Transforming rehabilitation has taken second place to the creation of a corrections market in the UK. This has drawn many existing third sector agencies, including charities hitherto running support services for ex-offenders, into new partnerships with big private firms such as G4S and Serco, inevitably giving their service provisions a more custodial or disciplinary emphasis.
Unlike the Thatcher administration, which acquired a tough reputation more for its disciplinarian law-and-order rhetoric than for its criminal justice innovations, the coalition government has already made significant radical changes that have affected the quality of criminal justice. Its austerity agenda risks transforming a more proactive and joined-up criminal justice system into a patchwork of selective services.
Austerity has unpicked some central assumptions about the relationships between community, police, correctional and support services while exposing the most vulnerable communities to greater risk and greater costs.
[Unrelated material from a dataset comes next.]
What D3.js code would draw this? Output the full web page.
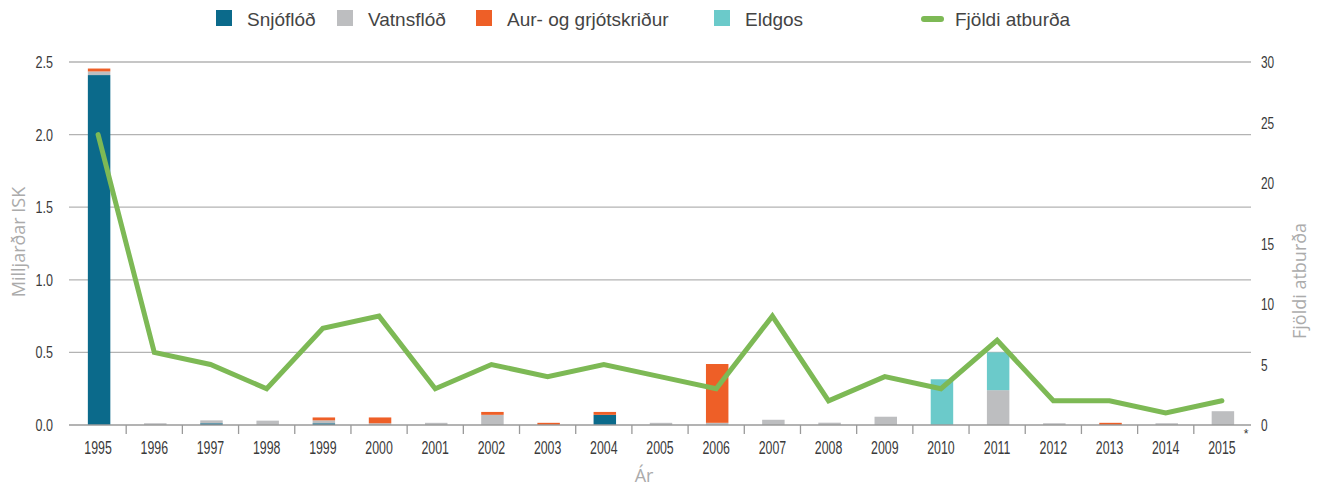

All this with a side serving of rhetoric about choice, active citizenship and responsibility.
The combination of re-prioritising, risk delegation, growing inequality and market based criminal justice solutions creates a perfect storm for the rebalancing of the burdens of crime and disorder onto those least able to cope.
Evidence-led policy making also seems to have fallen by the wayside over the past five years when it comes to crime and punishment. Austerity has facilitated a new politics of civic retrenchment and the coalition government has exploited it to the full.
In so many ways, voices on the right have prepared the ground for a redistribution of criminalisation and victimisation with endless tirades against the poor, the unemployed, benefit claimants, immigrants and asylum seekers and, not least, working class youth.
And because the 2015 election campaign is largely being conducted as a battle for the “squeezed middle”, it seems unlikely to raise more fundamental questions about criminal and social justice that have been rather neglected over the past five years.